Anyway, the RT GI looks incredible considering this is the first time I've seen something like this in a video game. I'm really curious what the performance deficit would've been if all lighting including direct lighting was ray traced, would it have been possible on consoles at 60fps? Probably not likely.


It's strange to me that Epic uses a different approach with UE5 and Lumen. 4A Games GI solution runs much faster than Lumen. Maybe there are some compromises with 4A Games solution compared to Lumen (if there is any) but I doubt the majority of players will care when Raytracing runs at 60 FPS on their console and low end PCs.

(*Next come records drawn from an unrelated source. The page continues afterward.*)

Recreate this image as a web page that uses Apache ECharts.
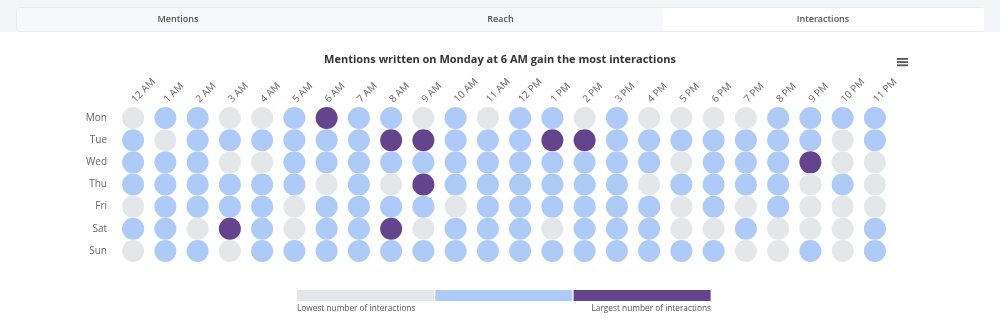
<!DOCTYPE html>
<html>
<head>
<meta charset="utf-8">
<script src="https://cdn.jsdelivr.net/npm/echarts@6/dist/echarts.min.js"></script>
<style>
html,body{margin:0;padding:0;background:#fff;}
#c{width:1000px;height:328px;}
</style>
</head>
<body>
<div id="c"></div>
<script>
var hours = ['12 AM','1 AM','2 AM','3 AM','4 AM','5 AM','6 AM','7 AM','8 AM','9 AM','10 AM','11 AM',
             '12 PM','1 PM','2 PM','3 PM','4 PM','5 PM','6 PM','7 PM','8 PM','9 PM','10 PM','11 PM'];
var days = ['Mon','Tue','Wed','Thu','Fri','Sat','Sun'];
// 0 = lowest, 1 = medium, 2 = largest number of interactions
var mon = [0,1,1,0,0,1,2,1,1,0,1,0, 1,1,0,1,0,0,0,0,1,1,1,1];
var tue = [1,0,1,1,1,1,1,1,2,2,1,1, 1,2,2,1,1,1,1,1,1,1,0,1];
var wed = [1,1,1,0,0,1,1,1,1,1,1,1, 1,1,1,1,1,0,1,1,1,2,0,0];
var thu = [1,1,1,1,1,1,0,1,0,2,1,1, 1,1,1,1,0,1,1,1,1,0,1,0];
var fri = [0,1,1,1,1,0,1,1,1,1,0,1, 1,1,1,1,1,0,1,0,1,0,0,0];
var sat = [1,1,0,2,1,0,1,1,2,0,1,1, 1,0,1,1,1,0,0,1,0,0,0,1];
var sun = [0,1,1,0,1,1,1,1,1,1,1,1, 1,1,1,1,1,1,1,0,0,1,0,1];
var levelColors = ['#e4e7ea','#aecaf7','#64458d'];
var legendLabels = ['Lowest number of interactions','Largest number of interactions'];
var tabs = ['Mentions','Reach','Interactions'];
var titleText = 'Mentions written on Monday at 6 AM gain the most interactions';

var rows = [mon,tue,wed,thu,fri,sat,sun];
var data = [];
rows.forEach(function(r, d){ r.forEach(function(v, h){ data.push([h, d, v]); }); });

var chart = echarts.init(document.getElementById('c'));
var g = [];
// tab bar
g.push({type:'rect', shape:{x:0,y:0,width:1000,height:32}, style:{fill:'#f4f5f7'}, silent:true, z:0});
g.push({type:'rect', shape:{x:16.5,y:7.5,width:968,height:24,r:3}, style:{fill:'#f7f8f9',stroke:'#e8eaed',lineWidth:1}, silent:true, z:1});
g.push({type:'rect', shape:{x:663.5,y:8,width:321,height:23,r:3}, style:{fill:'#ffffff'}, silent:true, z:2});
tabs.forEach(function(t,i){
  g.push({type:'text', x:178 + i*322.5, y:19.5, style:{text:t, fill:'#555', font:'600 9px "Open Sans", sans-serif', align:'center', verticalAlign:'middle'}, z:3});
});
// menu icon
for (var k=0;k<3;k++){
  g.push({type:'rect', shape:{x:897,y:58+k*3.2,width:11,height:1.8}, style:{fill:'#555'}, silent:true, z:3});
}
// legend
levelColors.forEach(function(c,i){
  g.push({type:'rect', shape:{x:297 + i*138.3, y:290, width:137, height:11}, style:{fill:c}, silent:true, z:3});
});
g.push({type:'text', x:297, y:309, style:{text:legendLabels[0], fill:'#555', font:'8.3px "Open Sans", sans-serif', align:'left', verticalAlign:'middle'}, z:3});
g.push({type:'text', x:711, y:309, style:{text:legendLabels[1], fill:'#555', font:'8.3px "Open Sans", sans-serif', align:'right', verticalAlign:'middle'}, z:3});

chart.setOption({
  animation:false,
  title:{text:titleText, left:'center', top:49, textStyle:{fontSize:11, fontWeight:'bold', color:'#333', fontFamily:'"Open Sans", sans-serif'}},
  grid:{left:117, right:109, top:107, bottom:66},
  xAxis:{type:'category', data:hours, position:'top', boundaryGap:true,
    axisLine:{show:false}, axisTick:{show:false}, splitLine:{show:false},
    axisLabel:{rotate:-45, interval:0, margin:6, color:'#666', fontSize:10, fontFamily:'"Open Sans", sans-serif'}},
  yAxis:{type:'category', data:days, inverse:true, boundaryGap:true,
    axisLine:{show:false}, axisTick:{show:false}, splitLine:{show:false},
    axisLabel:{margin:10, color:'#666', fontSize:10, fontFamily:'"Open Sans", sans-serif'}},
  visualMap:{show:false, type:'piecewise', dimension:2,
    pieces:[{value:0,color:levelColors[0]},{value:1,color:levelColors[1]},{value:2,color:levelColors[2]}]},
  series:[{type:'scatter', data:data, symbolSize:22, itemStyle:{opacity:1}}],
  graphic:g
});
</script>
</body>
</html>
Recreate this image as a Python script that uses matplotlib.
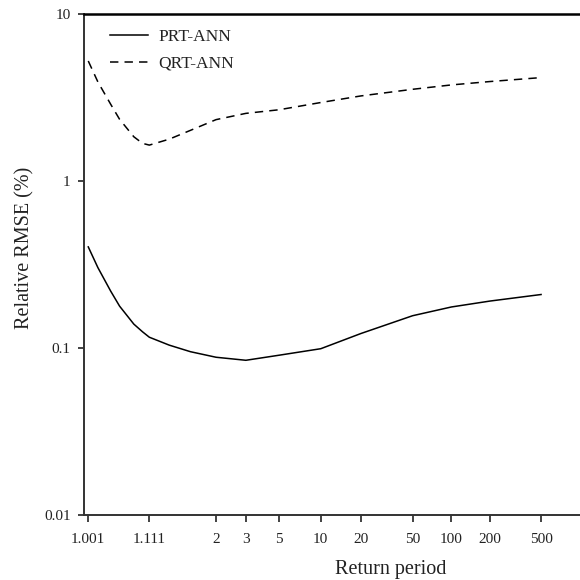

4A Games RTGI simply looks incredible and runs super fast. Where is the catch? Why isn't Epic using something similar?

Perhaps it's because Metro has no time of day so lighting doesn't change as much which makes it performant, while Lumen changes its lighting constantly? That's the only reason I could think of.
 
It's strange to me that Epic uses a different approach with UE5 and Lumen. 4A Games GI solution runs much faster than Lumen. Maybe there are some compromises with 4A Games solution compared to Lumen (if there is any) but I doubt the majority of players will care when Raytracing runs at 60 FPS on their console and low end PCs.

4A Games RTGI simply looks incredible and runs super fast. Where is the catch? Why isn't Epic using something similar?

Perhaps it's because Metro has no time of day so lighting doesn't change as much which makes it performant, while Lumen changes its lighting constantly? That's the only reason I could think of.
Could also be the higher levels of geometry UE5 is aiming for.